I'm a mess this morning.

He's just moving further and further away. Yesterday I tried touching him a bit and getting him to engage in conversation about his life as a teenager over dinner - kids were there, I thought it would be a safe time. He was really resistant.

This morning, we both woke up around 5 because the dogs barked. He asked me what time it was, I told him, and he closed his eyes to go back to sleep. I just stared at the ceiling with tears rolling down my face and when I turned to look at him, he was looking at me. There was some sort of expression on his face, but who knows what it meant. I knew I was just going to keep crying, so I got out of bed and went into the living room and just sobbed for a while. When I calmed down a bit, I went for my usual morning walk and managed not to cry during that, although I'm crying again now.

Okay, H just walked into the office looking smiley, like nothing happened, to tell me that the dog threw up on the floor. After I cleaned it up, we were looking at the schedule for this weekend's baseball tournament and he pulled his chair up right behind mine and leaned into me a bit. Then we turned to look at his computer for another event next weekend, and he put his hand on my leg. WTF?!?!?

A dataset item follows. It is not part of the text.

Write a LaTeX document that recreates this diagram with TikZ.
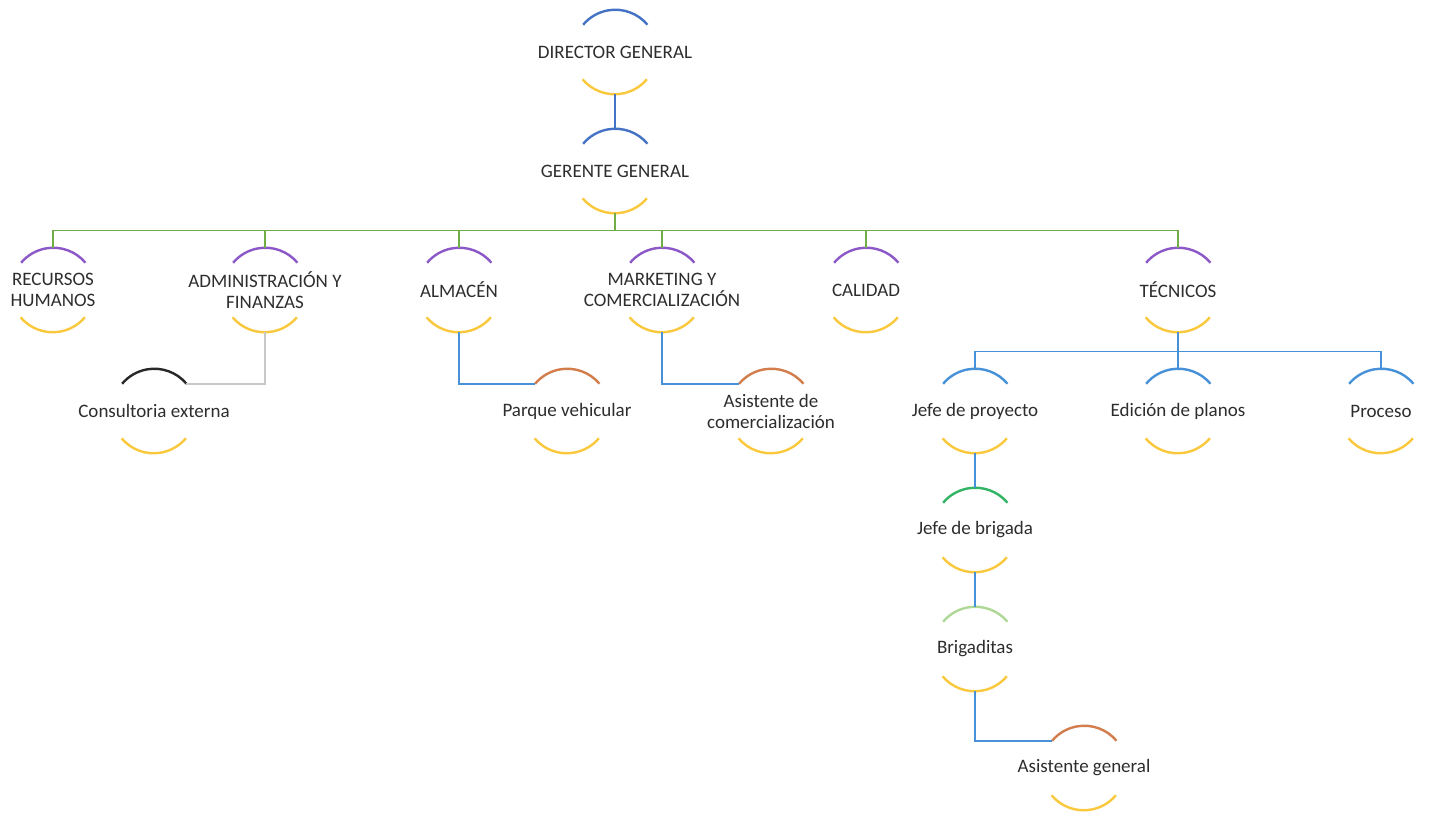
\documentclass[tikz,border=0pt]{standalone}
\usepackage{fontspec}
\setmainfont{Carlito}
\definecolor{azul}{RGB}{68,114,196}
\definecolor{morado}{RGB}{140,88,200}
\definecolor{negro}{RGB}{40,40,40}
\definecolor{naranja}{RGB}{210,125,75}
\definecolor{celeste}{RGB}{70,145,215}
\definecolor{verdeosc}{RGB}{50,180,100}
\definecolor{verdeclaro}{RGB}{175,215,150}
\definecolor{amarillo}{RGB}{250,200,60}
\definecolor{verde}{RGB}{112,173,71}
\definecolor{gris}{RGB}{200,200,200}
\definecolor{gristexto}{RGB}{45,45,45}
\tikzset{
  puesto/.style={circle, minimum size=42pt, inner sep=0pt},
  texto/.style={font=\fontsize{9.5}{10.5}\selectfont, text=gristexto, align=center},
  arco/.style={line width=1.2pt},
  linea/.style={line width=0.9pt},
}
\begin{document}
\begin{tikzpicture}[x=0.5pt, y=0.5pt]
                \useasboundingbox (0,0) rectangle (1430,-814);

                % direccion
                \node[puesto, label={[texto]center:DIRECTOR GENERAL}] (dg) at (615,-52) {};
                \node[puesto, label={[texto]center:GERENTE GENERAL}] (gg) at (615,-171) {};

                % areas
                \node[puesto, label={[texto]center:RECURSOS\\HUMANOS}] (rh) at (53,-290) {};
                \node[puesto, label={[texto]center:ADMINISTRACIÓN Y\\FINANZAS}] (adm) at (265,-290) {};
                \node[puesto, label={[texto]center:ALMACÉN}] (alm) at (459,-290) {};
                \node[puesto, label={[texto]center:MARKETING Y\\COMERCIALIZACIÓN}] (mkt) at (662,-290) {};
                \node[puesto, label={[texto]center:CALIDAD}] (cal) at (866,-290) {};
                \node[puesto, label={[texto]center:TÉCNICOS}] (tec) at (1178,-290) {};

                % tercer nivel
                \node[puesto, label={[texto]center:Consultoria externa}] (cons) at (154,-411) {};
                \node[puesto, label={[texto]center:Parque vehicular}] (par) at (567,-411) {};
                \node[puesto, label={[texto]center:Asistente de\\comercialización}] (asc) at (771,-411) {};
                \node[puesto, label={[texto]center:Jefe de proyecto}] (jp) at (975,-411) {};
                \node[puesto, label={[texto]center:Edición de planos}] (ed) at (1178,-411) {};
                \node[puesto, label={[texto]center:Proceso}] (pro) at (1381,-411) {};

                \node[puesto, label={[texto]center:Jefe de brigada}] (jb) at (975,-530) {};
                \node[puesto, label={[texto]center:Brigaditas}] (bri) at (975,-649) {};
                \node[puesto, label={[texto]center:Asistente general}] (asg) at (1084,-768) {};

                % arcos
                \foreach \n/\c in {dg/azul, gg/azul, rh/morado, adm/morado, alm/morado, mkt/morado,
                                   cal/morado, tec/morado, cons/negro, par/naranja, asc/naranja,
                                   jp/celeste, ed/celeste, pro/celeste, jb/verdeosc,
                                   bri/verdeclaro, asg/naranja} {
                    \draw[arco, \c] (\n.40) arc (40:140:21pt);
                    \draw[arco, amarillo] (\n.220) arc (220:320:21pt);
                }

                % conectores
                \draw[linea, azul] (dg.south) -- (gg.north);
                \foreach \n in {rh, adm, alm, mkt, cal, tec}
                    \draw[linea, verde] (gg.south) -- ++(0,-17) -| (\n.north);
                \draw[linea, gris] (adm.south) |- (cons.40);
                \draw[linea, celeste] (alm.south) |- (par.140);
                \draw[linea, celeste] (mkt.south) |- (asc.140);
                \foreach \n in {jp, ed, pro}
                    \draw[linea, celeste] (tec.south) -- ++(0,-19) -| (\n.north);
                \draw[linea, celeste] (jp.south) -- (jb.north);
                \draw[linea, celeste] (jb.south) -- (bri.north);
                \draw[linea, celeste] (bri.south) |- (asg.140);
\end{tikzpicture}
\end{document}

I had just been outside moving the hose (watering the garden in chunks) and while there, felt myself accepting that he was leaving. It was horrible and didn't last long (what does, these days), but it was just reality.

Now I have no idea what to think again. He's off to the store to get cigs (started smoking again a few months ago \:\( ) and looks like he'll be spending the first part of the morning at home working in the yard. (We're in the middle of a big back yard reno)

I think I'd better get down to getting through 30 minutes at a time - or maybe 15. THIS IS SO HARD!!!!